=== PROVIDED MATERIAL ===

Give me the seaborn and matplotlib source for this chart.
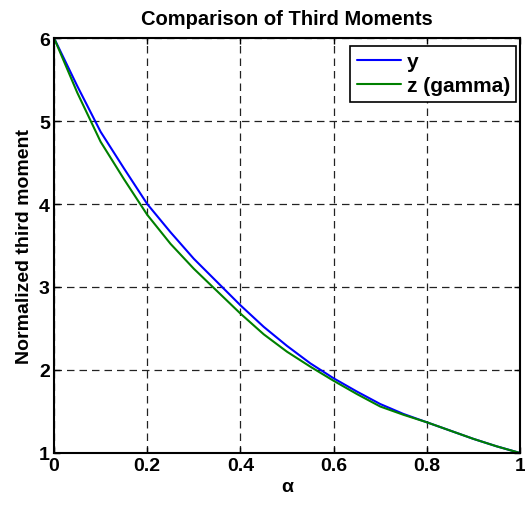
import pandas as pd
import numpy as np
import matplotlib
matplotlib.use("Agg")
import matplotlib.pyplot as plt
import seaborn as sns

# values
alpha = [0.0, 0.05, 0.1, 0.15, 0.2, 0.25, 0.3, 0.35, 0.4, 0.45, 0.5,
         0.55, 0.6, 0.65, 0.7, 0.75, 0.8, 0.85, 0.9, 0.95, 1.0]
y_vals = [6.0, 5.42, 4.87, 4.43, 4.0, 3.66, 3.34, 3.06, 2.78, 2.52, 2.29,
          2.08, 1.90, 1.74, 1.59, 1.47, 1.37, 1.27, 1.17, 1.08, 1.0]
z_vals = [6.0, 5.34, 4.75, 4.30, 3.87, 3.52, 3.22, 2.95, 2.68, 2.43, 2.22,
          2.04, 1.87, 1.71, 1.56, 1.46, 1.37, 1.27, 1.17, 1.08, 1.0]
series = ["y", "z (gamma)"]
colors = ["#0000ff", "#008000"]
xticks = [0, 0.2, 0.4, 0.6, 0.8, 1]
xtick_labels = ["0", "0.2", "0.4", "0.6", "0.8", "1"]
yticks = [1, 2, 3, 4, 5, 6]

df = pd.DataFrame({
    "alpha": alpha * 2,
    "value": y_vals + z_vals,
    "series": [series[0]] * len(alpha) + [series[1]] * len(alpha),
})

sns.set_theme(style="white")
plt.rcParams['font.family'] = ['Liberation Sans', 'DejaVu Sans']
plt.rcParams['font.weight'] = 'bold'
plt.rcParams['text.color'] = 'black'
plt.rcParams['axes.labelcolor'] = 'black'

fig = plt.figure(figsize=(5.25, 5.06), dpi=100)
ax = fig.add_axes([0.1029, 0.1028, 0.8876, 0.8201])

sns.lineplot(data=df, x="alpha", y="value", hue="series", palette=colors,
             linewidth=1.5, ax=ax)

ax.set_xlim(0, 1)
ax.set_ylim(1, 6)
ax.set_xticks(xticks)
ax.set_xticklabels(xtick_labels)
ax.set_yticks(yticks)
ax.tick_params(direction="in", length=4, width=1, labelsize=14, pad=3,
               top=True, right=True, bottom=True, left=True, colors="black")
for lab in ax.get_xticklabels() + ax.get_yticklabels():
    lab.set_fontweight("bold")
for sp in ax.spines.values():
    sp.set_color("black")
    sp.set_linewidth(1.5)

ax.grid(True, color="#222222", linestyle=(0, (6, 4)), linewidth=0.9)
ax.set_axisbelow(True)

ax.set_title("Comparison of Third Moments", fontsize=14.5, fontweight="bold",
             pad=10, color="black")
ax.set_xlabel("α", fontsize=14, fontweight="bold", labelpad=3)
ax.set_ylabel("Normalized third moment", fontsize=14, fontweight="bold", labelpad=4)

leg = ax.legend(loc="upper right", bbox_to_anchor=(0.9914, 0.9807), fontsize=15,
                frameon=True, fancybox=False, edgecolor="black", framealpha=1,
                handlelength=2.15, handletextpad=0.25, borderaxespad=0,
                borderpad=0.3, labelspacing=0.25)
leg.get_frame().set_linewidth(1.2)
for t in leg.get_texts():
    t.set_fontweight("bold")
    t.set_color("black")

plt.savefig("out.png", dpi=100)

===

» **WHAT IS REQUIRED**
Output the material word for word, omitting its pictures.

» **COMPLETE RESPONSE**
Give me the seaborn and matplotlib source for this chart.
import pandas as pd
import numpy as np
import matplotlib
matplotlib.use("Agg")
import matplotlib.pyplot as plt
import seaborn as sns

# values
alpha = [0.0, 0.05, 0.1, 0.15, 0.2, 0.25, 0.3, 0.35, 0.4, 0.45, 0.5,
         0.55, 0.6, 0.65, 0.7, 0.75, 0.8, 0.85, 0.9, 0.95, 1.0]
y_vals = [6.0, 5.42, 4.87, 4.43, 4.0, 3.66, 3.34, 3.06, 2.78, 2.52, 2.29,
          2.08, 1.90, 1.74, 1.59, 1.47, 1.37, 1.27, 1.17, 1.08, 1.0]
z_vals = [6.0, 5.34, 4.75, 4.30, 3.87, 3.52, 3.22, 2.95, 2.68, 2.43, 2.22,
          2.04, 1.87, 1.71, 1.56, 1.46, 1.37, 1.27, 1.17, 1.08, 1.0]
series = ["y", "z (gamma)"]
colors = ["#0000ff", "#008000"]
xticks = [0, 0.2, 0.4, 0.6, 0.8, 1]
xtick_labels = ["0", "0.2", "0.4", "0.6", "0.8", "1"]
yticks = [1, 2, 3, 4, 5, 6]

df = pd.DataFrame({
    "alpha": alpha * 2,
    "value": y_vals + z_vals,
    "series": [series[0]] * len(alpha) + [series[1]] * len(alpha),
})

sns.set_theme(style="white")
plt.rcParams['font.family'] = ['Liberation Sans', 'DejaVu Sans']
plt.rcParams['font.weight'] = 'bold'
plt.rcParams['text.color'] = 'black'
plt.rcParams['axes.labelcolor'] = 'black'

fig = plt.figure(figsize=(5.25, 5.06), dpi=100)
ax = fig.add_axes([0.1029, 0.1028, 0.8876, 0.8201])

sns.lineplot(data=df, x="alpha", y="value", hue="series", palette=colors,
             linewidth=1.5, ax=ax)

ax.set_xlim(0, 1)
ax.set_ylim(1, 6)
ax.set_xticks(xticks)
ax.set_xticklabels(xtick_labels)
ax.set_yticks(yticks)
ax.tick_params(direction="in", length=4, width=1, labelsize=14, pad=3,
               top=True, right=True, bottom=True, left=True, colors="black")
for lab in ax.get_xticklabels() + ax.get_yticklabels():
    lab.set_fontweight("bold")
for sp in ax.spines.values():
    sp.set_color("black")
    sp.set_linewidth(1.5)

ax.grid(True, color="#222222", linestyle=(0, (6, 4)), linewidth=0.9)
ax.set_axisbelow(True)

ax.set_title("Comparison of Third Moments", fontsize=14.5, fontweight="bold",
             pad=10, color="black")
ax.set_xlabel("α", fontsize=14, fontweight="bold", labelpad=3)
ax.set_ylabel("Normalized third moment", fontsize=14, fontweight="bold", labelpad=4)

leg = ax.legend(loc="upper right", bbox_to_anchor=(0.9914, 0.9807), fontsize=15,
                frameon=True, fancybox=False, edgecolor="black", framealpha=1,
                handlelength=2.15, handletextpad=0.25, borderaxespad=0,
                borderpad=0.3, labelspacing=0.25)
leg.get_frame().set_linewidth(1.2)
for t in leg.get_texts():
    t.set_fontweight("bold")
    t.set_color("black")

plt.savefig("out.png", dpi=100)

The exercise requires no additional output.